FAQ  |  recommended resources   |  piano: bare essentials  |  Effective Practice & Motivation

Q: How does one go about selecting a teacher?

A: Are you looking for a teacher to help motivate you and/or provide performance opportunities for you? Are you preparing for a specific goal: performance, recording session, competition, college auditions? Do you want weekly lessons or would you prefer occasional coaching sessions?

I recommend getting referrals from various sources such as music schools, musicians, and music organizations. Music organizations such as: The New England Piano Teachers Association and the Music Teachers National Association may provide lists of teachers in your area. Teachers have many different qualifications and it can be difficult to decide what qualifications are important to you. If you are preparing for an audition or competition it is important to select a teacher who has the qualifications and experience for that level of teaching. You also want to find a teqacher who will help you reach your goals in a healthy and positive way. Do you need to be pushed or are you very self motivated? Usually, if you take the time to ask a lot of questions, you will have a better idea as to what kind of teacher will be best for you.

Request an interview with prospective teachers. An interview provides an excellent opportunity for you to
meet with the teacher so you can each communicate your needs, expectations, and goals. A good interview
will provide insight into how a prospective teacher might work with you.

I believe that for a student/teacher relationship to be effective it is important that the teacher and student establish and cultivate a positive working relationship. This is an ongoing process, not something that will be completed during the interview. However, the interview will give you some idea as to whether or not you will work well together. Ideally, an advanced student should feel that his or her goals and needs will be supported by the teacher. The advanced student should respect the teacher but also feel comfortable to be engaged in the process.

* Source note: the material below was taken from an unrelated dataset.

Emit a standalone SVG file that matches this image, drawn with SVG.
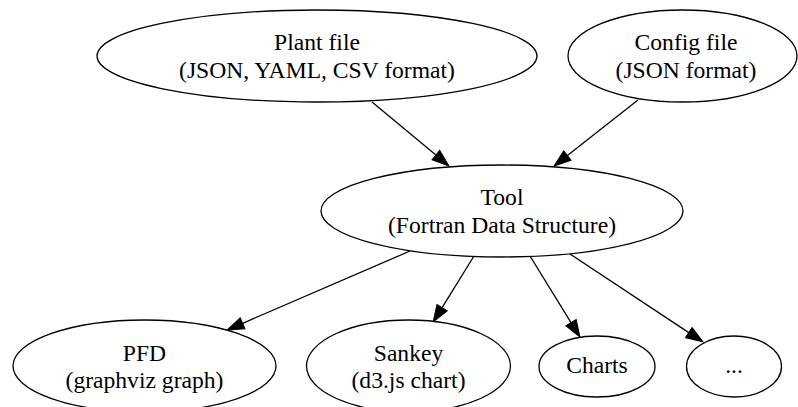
<svg xmlns="http://www.w3.org/2000/svg" width="798" height="407" viewBox="0 0 798 407">
<style>
.n ellipse{fill:#fff;stroke:#000;stroke-width:1.3}
.n text{font-size:23.6px;fill:#000;text-anchor:middle}
.e line{stroke:#000;stroke-width:1.3}
</style>
<defs>
<marker id="arr" markerUnits="userSpaceOnUse" markerWidth="18" markerHeight="14" refX="0" refY="6" orient="auto" overflow="visible">
<path d="M0,0 L17,6 L0,12 z" fill="#000" stroke="#000" stroke-width="1"/>
</marker>
</defs>
<rect width="798" height="407" fill="#fff"/>
<g id="edges" class="e">
<line x1="372" y1="102" x2="435.9" y2="155.1" marker-end="url(#arr)"/>
<line x1="638" y1="100" x2="567.4" y2="155.5" marker-end="url(#arr)"/>
<line x1="410" y1="251" x2="242.6" y2="323.3" marker-end="url(#arr)"/>
<line x1="474" y1="256" x2="442.1" y2="307.6" marker-end="url(#arr)"/>
<line x1="530" y1="256" x2="571.0" y2="322.6" marker-end="url(#arr)"/>
<line x1="570" y1="254" x2="688.8" y2="332.6" marker-end="url(#arr)"/>
</g>
<g font-family="Liberation Serif, DejaVu Serif, serif">
<g id="plant" class="n">
<ellipse cx="317" cy="56" rx="220" ry="46"/>
<text x="317" y="50">Plant file</text>
<text x="317" y="78">(JSON, YAML, CSV format)</text>
</g>
<g id="config" class="n">
<ellipse cx="682.5" cy="56" rx="114.5" ry="46"/>
<text x="686" y="50">Config file</text>
<text x="686" y="78">(JSON format)</text>
</g>
<g id="tool" class="n">
<ellipse cx="502" cy="211" rx="181" ry="46"/>
<text x="502" y="205">Tool</text>
<text x="502" y="233">(Fortran Data Structure)</text>
</g>
<g id="pfd" class="n">
<ellipse cx="144.5" cy="366" rx="131.5" ry="46"/>
<text x="144.5" y="361">PFD</text>
<text x="144.5" y="388">(graphviz graph)</text>
</g>
<g id="sankey" class="n">
<ellipse cx="408.5" cy="366" rx="102" ry="46"/>
<text x="408.5" y="361">Sankey</text>
<text x="408.5" y="388">(d3.js chart)</text>
</g>
<g id="charts" class="n">
<ellipse cx="597" cy="366.5" rx="58" ry="30.5"/>
<text x="597" y="373">Charts</text>
</g>
<g id="more" class="n">
<ellipse cx="734" cy="366.5" rx="47.5" ry="30.5"/>
<text x="734" y="373">...</text>
</g>
</g>
</svg>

Communication is extremely important: use the interview to get a sense of how comfortable you feel communicating with the teacher. Try to get a sense of whether or not you are a 'good fit'.

Studio policies vary. Ideally, you should be comfortable with the policy. Is there a set schedule and if so, is payment made for individual lessons or by the semester? How are lesson cancellations handled? Does the tuition include recitals, workshops, and/or group classes?